Spicca per maggiori compostezza e unità espressiva rispetto all’annata precedente. Al momento della degustazione risultavano più giusti e definiti i riscontri fermentativi, l’impatto nel complesso più coinvolgente. Credibile nella parte vegetale e floreale di legume fresco, aneto, sedano, timo, tuberosa; in quella fruttata di agrumi dolci, kumquat e cedro. Profonda la traccia minerale di tufo, ruggine, una tenue nota gessosa, cui si lega alla distanza una scia sottile di matrice marina, tra alghe e acqua. In bocca si riscopre secco e caldo, dotato di una tensione più calibrata e di scansione più regolare dopo l’impatto: non accalora, non comprime lo sviluppo delle sensazioni sapide, dell’agrume e dei fiori. La dinamica è corretta, da registrare in alcune, minime discontinuità ma godibile. Una riuscita, purtroppo già da tempo irreperibile opera seconda.

Bianco Toscano IGT 2010

Chi è interessato provi a procacciarsi un campione di questa terza prova. Impresa ardua: imbottigliato due mesi fa, è già virtualmente esaurito. Compone le impressioni di vigore e calore, il temperamento delle prime due edizioni in un vasto insieme di rapporti finalmente più giusti, cioè di maggior equilibrio. Vibra e risuona con energia, ma senza alcuna sbavatura: la vaga sensazione “ormonale” all’apertura – sudore, d’altronde qui c’è “jeunesse au travail”! – si disperde subito e lascia il campo a profumi tipicamente giovanili, intensi e persistenti ma netti, sani: agrumi, fiori bianchi, mela golden delicious. L’impronta minerale è consueta, un tratto distintivo; quella vegetale dispone la verde carnosità di fave e piselli freschi, la fragranza di rincospermo e robinia su uno sfondo più basso e umido, muschio verde e fieno bagnato. In bocca la sua vivacità è finalmente temperata: il calore e la grassezza già noti incedono in parallelo con la vena sapida e la freschezza, che qui funge efficacemente da vettore per le sensazioni gustative.
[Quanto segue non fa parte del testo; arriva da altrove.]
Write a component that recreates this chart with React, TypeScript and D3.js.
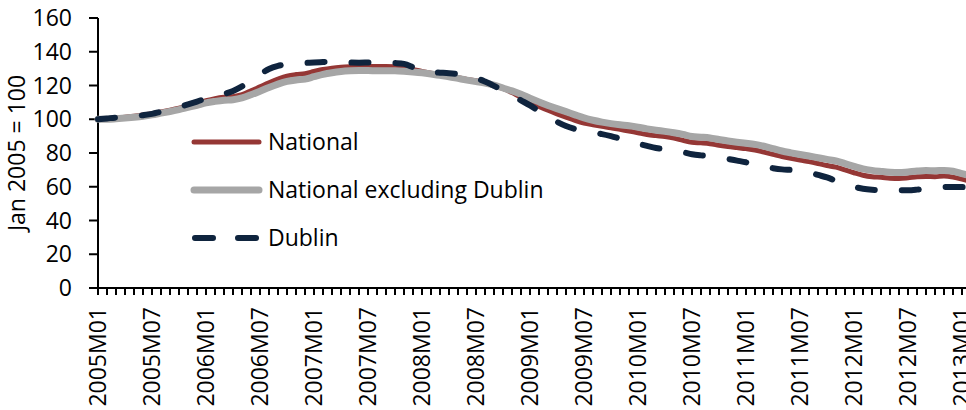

C’è slancio, non dispersione, e la progressione si mantiene ben scandita, non finendo in accumulo.

“E’ questione di assenza di vincoli, perché se mai dovesse ricapitare un’annata come la 2002, voglio poter considerare di intervenire nel modo più opportuno e senza ingannare i clienti”. Così Dora Forsoni nell’articolo su Porthos 33-34, pag. 117.